Abstract

Based on optical and infrared observations, we study the albedo and the temperature of the dust grains associated with the spectacular 2007 outburst of Jupiter-family comet 17P/Holmes. We found that the albedo at the solar phase angle ~16° was 0.03-0.12. While the color temperature around 3-4 μm was 360 ± 40 K, the color temperature at 12.4 μm and 24.5 μm was ~200 K, which is consistent with that of a blackbody. We studied the equilibrium temperature of the dust grains at 2.44 AU and found that the big discrepancy in the temperature was caused by the heterogeneity in particle size, that is, hotter components consist of submicron absorbing grains whereas colder components consist of large (1 μm) grains. The contemporaneous optical and mid-infrared observations suggest that the albedo and the temperature could decrease within ~ 3 days after the outburst and stabilized at typical values of the other comets.
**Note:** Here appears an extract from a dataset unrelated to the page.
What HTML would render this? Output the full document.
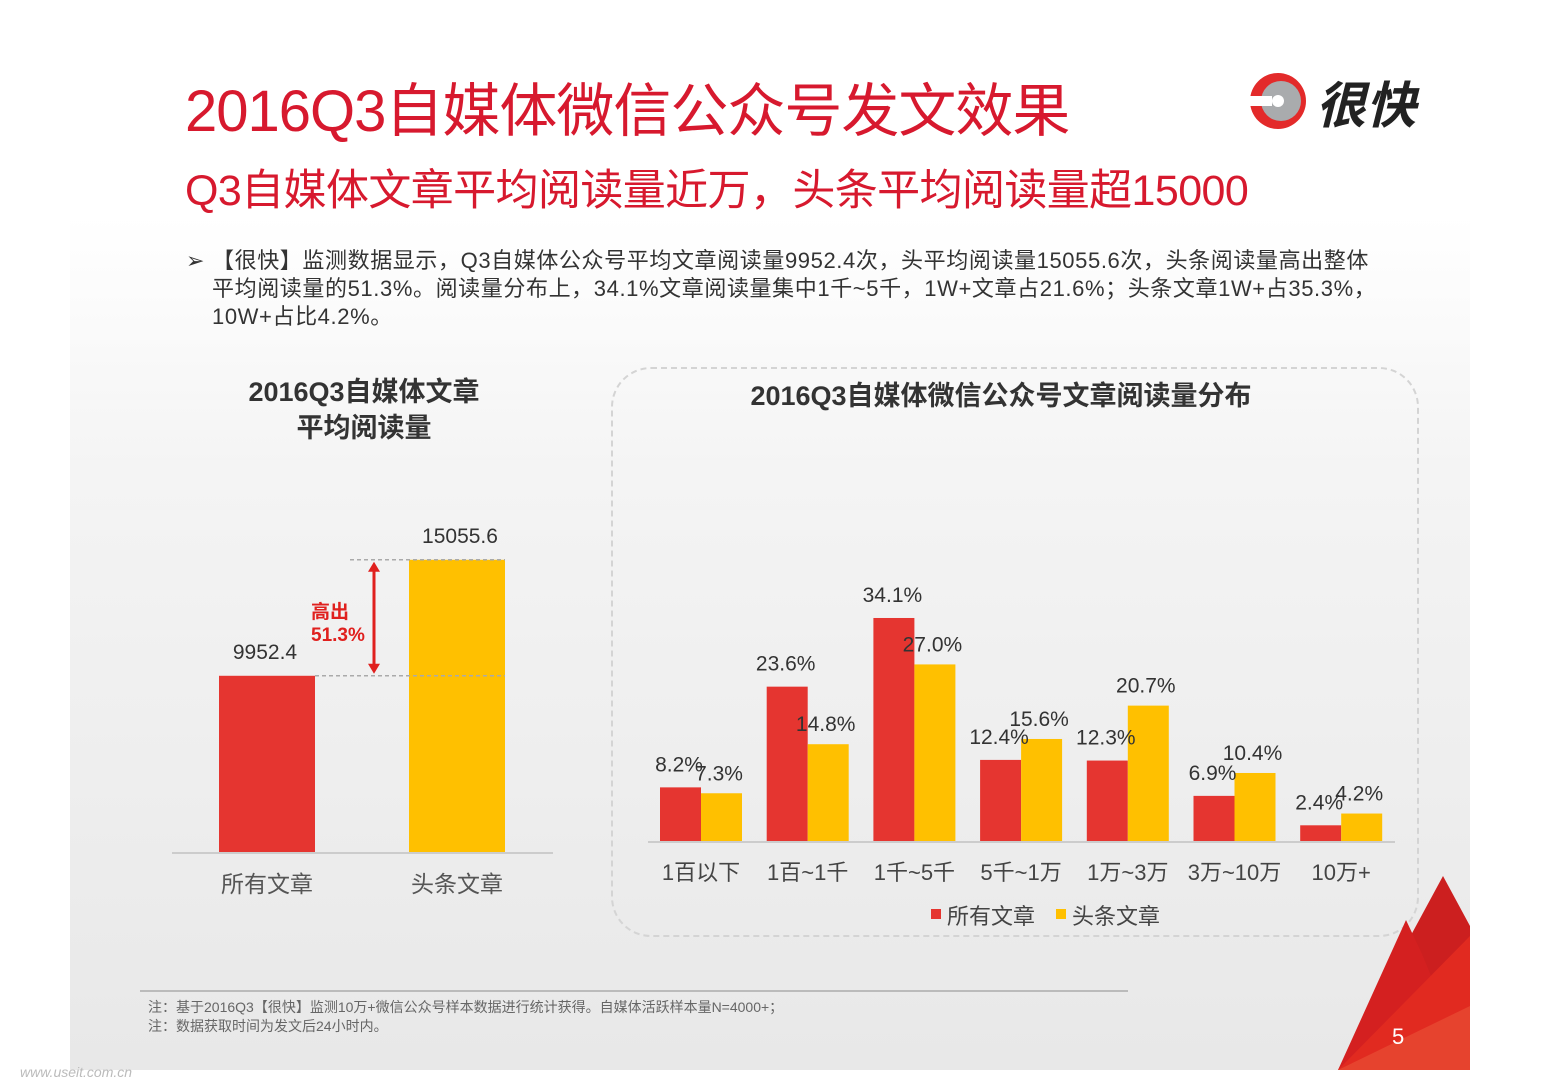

We estimated the total mass injected into the coma by the outburst on the basis of the derived albedo and the optical magnitude for the entire dust cloud, and found that at least 4 × 1010 kg (equivalent to a few meter surface layer) was removed by the initial outburst event. The derived mass suggests that the outburst is explainable by neither the exogenetic asteroidal impact nor water ice sublimation driven by solar irradiation, but by an endogenic energy source. We conclude that the outburst was triggered by the energy sources several meters or more below the nuclear surface.